= WHAT YOU NEED TO DO =
Give the material once more, word for word, without any images.

= DATA LINES =

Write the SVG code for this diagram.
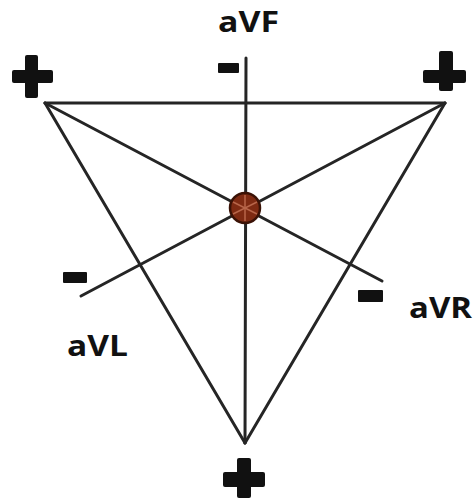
<svg xmlns="http://www.w3.org/2000/svg" width="473" height="501" viewBox="0 0 473 501">
<style>
.ln{stroke:#252525;stroke-width:3;fill:none;stroke-linecap:round}
.sign{fill:#111}
.lbl{font-family:"Open Sans","Liberation Sans",sans-serif;font-weight:bold;font-size:29px;fill:#111}
</style>
<rect width="473" height="501" fill="#fff"/>
<g id="connectors">
<line class="ln" x1="45" y1="103" x2="445" y2="103"/>
<line class="ln" x1="45" y1="103" x2="245" y2="443"/>
<line class="ln" x1="445" y1="103" x2="245" y2="443"/>
<line class="ln" x1="246" y1="58" x2="245" y2="443"/>
<line class="ln" x1="45" y1="103" x2="382" y2="281"/>
<line class="ln" x1="445" y1="103" x2="81" y2="296"/>
</g>
<g id="center">
<circle cx="245" cy="208" r="15" fill="#7e2a12" stroke="#3a1206" stroke-width="2.5"/>
<g stroke="#b8664a" stroke-width="1.5">
<line x1="245" y1="195" x2="245" y2="221"/>
<line x1="233" y1="202" x2="257" y2="214"/>
<line x1="257" y1="202" x2="233" y2="214"/>
</g>
</g>
<g id="aVF">
<text class="lbl" x="218" y="32" textLength="61" lengthAdjust="spacingAndGlyphs">aVF</text>
<rect class="sign" x="218" y="63" width="21" height="10" rx="1"/>
</g>
<g id="aVL">
<text class="lbl" x="67" y="356" textLength="61" lengthAdjust="spacingAndGlyphs">aVL</text>
<rect class="sign" x="63" y="272" width="24" height="11" rx="1"/>
</g>
<g id="aVR">
<text class="lbl" x="409" y="318" textLength="63" lengthAdjust="spacingAndGlyphs">aVR</text>
<rect class="sign" x="358" y="290" width="25" height="12" rx="1"/>
</g>
<g id="plus-top-left">
<rect class="sign" x="12" y="70" width="41" height="13" rx="2"/>
<rect class="sign" x="25" y="55" width="13" height="43" rx="2"/>
</g>
<g id="plus-top-right">
<rect class="sign" x="423" y="70" width="43" height="13" rx="2"/>
<rect class="sign" x="439" y="51" width="14" height="40" rx="2"/>
</g>
<g id="plus-bottom">
<rect class="sign" x="223" y="472" width="42" height="15" rx="2"/>
<rect class="sign" x="237" y="458" width="14" height="40" rx="2"/>
</g>
</svg>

= RESPONSE BELOW =
Write the SVG code for this diagram.
<svg xmlns="http://www.w3.org/2000/svg" width="473" height="501" viewBox="0 0 473 501">
<style>
.ln{stroke:#252525;stroke-width:3;fill:none;stroke-linecap:round}
.sign{fill:#111}
.lbl{font-family:"Open Sans","Liberation Sans",sans-serif;font-weight:bold;font-size:29px;fill:#111}
</style>
<rect width="473" height="501" fill="#fff"/>
<g id="connectors">
<line class="ln" x1="45" y1="103" x2="445" y2="103"/>
<line class="ln" x1="45" y1="103" x2="245" y2="443"/>
<line class="ln" x1="445" y1="103" x2="245" y2="443"/>
<line class="ln" x1="246" y1="58" x2="245" y2="443"/>
<line class="ln" x1="45" y1="103" x2="382" y2="281"/>
<line class="ln" x1="445" y1="103" x2="81" y2="296"/>
</g>
<g id="center">
<circle cx="245" cy="208" r="15" fill="#7e2a12" stroke="#3a1206" stroke-width="2.5"/>
<g stroke="#b8664a" stroke-width="1.5">
<line x1="245" y1="195" x2="245" y2="221"/>
<line x1="233" y1="202" x2="257" y2="214"/>
<line x1="257" y1="202" x2="233" y2="214"/>
</g>
</g>
<g id="aVF">
<text class="lbl" x="218" y="32" textLength="61" lengthAdjust="spacingAndGlyphs">aVF</text>
<rect class="sign" x="218" y="63" width="21" height="10" rx="1"/>
</g>
<g id="aVL">
<text class="lbl" x="67" y="356" textLength="61" lengthAdjust="spacingAndGlyphs">aVL</text>
<rect class="sign" x="63" y="272" width="24" height="11" rx="1"/>
</g>
<g id="aVR">
<text class="lbl" x="409" y="318" textLength="63" lengthAdjust="spacingAndGlyphs">aVR</text>
<rect class="sign" x="358" y="290" width="25" height="12" rx="1"/>
</g>
<g id="plus-top-left">
<rect class="sign" x="12" y="70" width="41" height="13" rx="2"/>
<rect class="sign" x="25" y="55" width="13" height="43" rx="2"/>
</g>
<g id="plus-top-right">
<rect class="sign" x="423" y="70" width="43" height="13" rx="2"/>
<rect class="sign" x="439" y="51" width="14" height="40" rx="2"/>
</g>
<g id="plus-bottom">
<rect class="sign" x="223" y="472" width="42" height="15" rx="2"/>
<rect class="sign" x="237" y="458" width="14" height="40" rx="2"/>
</g>
</svg>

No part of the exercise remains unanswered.